Data extract

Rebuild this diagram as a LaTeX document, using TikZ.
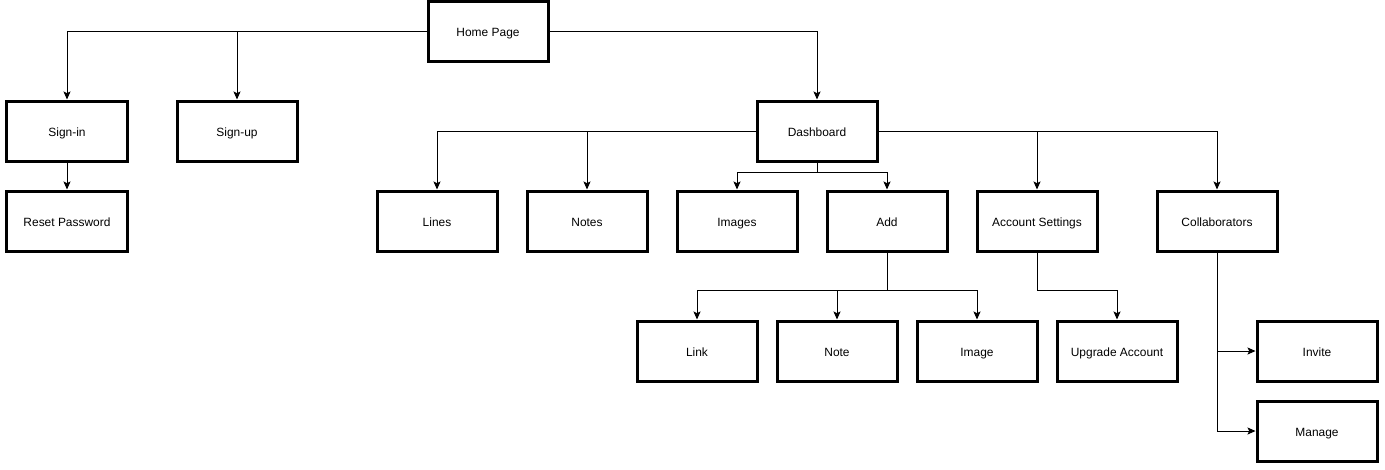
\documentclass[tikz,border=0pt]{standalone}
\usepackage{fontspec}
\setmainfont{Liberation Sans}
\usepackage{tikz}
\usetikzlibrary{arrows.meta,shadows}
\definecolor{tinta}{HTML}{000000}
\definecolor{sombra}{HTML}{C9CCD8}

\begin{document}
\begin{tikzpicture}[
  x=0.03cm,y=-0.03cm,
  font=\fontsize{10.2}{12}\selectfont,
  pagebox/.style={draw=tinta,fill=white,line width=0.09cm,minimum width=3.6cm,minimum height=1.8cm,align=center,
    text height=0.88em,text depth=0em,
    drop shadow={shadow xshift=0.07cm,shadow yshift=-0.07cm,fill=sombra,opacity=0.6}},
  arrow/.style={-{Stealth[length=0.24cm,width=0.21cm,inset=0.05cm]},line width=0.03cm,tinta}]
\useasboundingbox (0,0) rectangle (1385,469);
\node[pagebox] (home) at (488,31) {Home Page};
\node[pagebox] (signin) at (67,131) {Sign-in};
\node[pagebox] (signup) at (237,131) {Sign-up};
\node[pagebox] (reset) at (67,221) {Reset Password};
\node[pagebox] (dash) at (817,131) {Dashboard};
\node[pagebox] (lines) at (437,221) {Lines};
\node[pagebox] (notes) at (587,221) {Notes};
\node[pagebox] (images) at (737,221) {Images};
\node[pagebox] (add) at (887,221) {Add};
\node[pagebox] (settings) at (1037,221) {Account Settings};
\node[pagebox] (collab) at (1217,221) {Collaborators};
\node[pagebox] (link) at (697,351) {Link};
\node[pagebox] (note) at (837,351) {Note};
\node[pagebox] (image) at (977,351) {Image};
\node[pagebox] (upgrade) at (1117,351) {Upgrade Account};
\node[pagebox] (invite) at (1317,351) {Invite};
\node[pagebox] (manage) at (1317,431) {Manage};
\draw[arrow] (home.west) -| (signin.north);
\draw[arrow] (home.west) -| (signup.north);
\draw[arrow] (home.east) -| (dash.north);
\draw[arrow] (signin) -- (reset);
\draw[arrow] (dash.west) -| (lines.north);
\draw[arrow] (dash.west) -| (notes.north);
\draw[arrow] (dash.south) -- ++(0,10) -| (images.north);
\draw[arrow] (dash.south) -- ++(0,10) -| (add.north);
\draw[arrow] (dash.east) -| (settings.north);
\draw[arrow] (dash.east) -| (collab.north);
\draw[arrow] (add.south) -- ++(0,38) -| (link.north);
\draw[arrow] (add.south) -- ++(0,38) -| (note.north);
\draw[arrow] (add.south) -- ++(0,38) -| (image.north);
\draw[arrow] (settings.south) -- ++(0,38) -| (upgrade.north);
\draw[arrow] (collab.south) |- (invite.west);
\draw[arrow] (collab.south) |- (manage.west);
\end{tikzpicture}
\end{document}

Problem
Leave out the pictures and restate everything else word for word.

Solution to this task
Rebuild this diagram as a LaTeX document, using TikZ.
\documentclass[tikz,border=0pt]{standalone}
\usepackage{fontspec}
\setmainfont{Liberation Sans}
\usepackage{tikz}
\usetikzlibrary{arrows.meta,shadows}
\definecolor{tinta}{HTML}{000000}
\definecolor{sombra}{HTML}{C9CCD8}

\begin{document}
\begin{tikzpicture}[
  x=0.03cm,y=-0.03cm,
  font=\fontsize{10.2}{12}\selectfont,
  pagebox/.style={draw=tinta,fill=white,line width=0.09cm,minimum width=3.6cm,minimum height=1.8cm,align=center,
    text height=0.88em,text depth=0em,
    drop shadow={shadow xshift=0.07cm,shadow yshift=-0.07cm,fill=sombra,opacity=0.6}},
  arrow/.style={-{Stealth[length=0.24cm,width=0.21cm,inset=0.05cm]},line width=0.03cm,tinta}]
\useasboundingbox (0,0) rectangle (1385,469);
\node[pagebox] (home) at (488,31) {Home Page};
\node[pagebox] (signin) at (67,131) {Sign-in};
\node[pagebox] (signup) at (237,131) {Sign-up};
\node[pagebox] (reset) at (67,221) {Reset Password};
\node[pagebox] (dash) at (817,131) {Dashboard};
\node[pagebox] (lines) at (437,221) {Lines};
\node[pagebox] (notes) at (587,221) {Notes};
\node[pagebox] (images) at (737,221) {Images};
\node[pagebox] (add) at (887,221) {Add};
\node[pagebox] (settings) at (1037,221) {Account Settings};
\node[pagebox] (collab) at (1217,221) {Collaborators};
\node[pagebox] (link) at (697,351) {Link};
\node[pagebox] (note) at (837,351) {Note};
\node[pagebox] (image) at (977,351) {Image};
\node[pagebox] (upgrade) at (1117,351) {Upgrade Account};
\node[pagebox] (invite) at (1317,351) {Invite};
\node[pagebox] (manage) at (1317,431) {Manage};
\draw[arrow] (home.west) -| (signin.north);
\draw[arrow] (home.west) -| (signup.north);
\draw[arrow] (home.east) -| (dash.north);
\draw[arrow] (signin) -- (reset);
\draw[arrow] (dash.west) -| (lines.north);
\draw[arrow] (dash.west) -| (notes.north);
\draw[arrow] (dash.south) -- ++(0,10) -| (images.north);
\draw[arrow] (dash.south) -- ++(0,10) -| (add.north);
\draw[arrow] (dash.east) -| (settings.north);
\draw[arrow] (dash.east) -| (collab.north);
\draw[arrow] (add.south) -- ++(0,38) -| (link.north);
\draw[arrow] (add.south) -- ++(0,38) -| (note.north);
\draw[arrow] (add.south) -- ++(0,38) -| (image.north);
\draw[arrow] (settings.south) -- ++(0,38) -| (upgrade.north);
\draw[arrow] (collab.south) |- (invite.west);
\draw[arrow] (collab.south) |- (manage.west);
\end{tikzpicture}
\end{document}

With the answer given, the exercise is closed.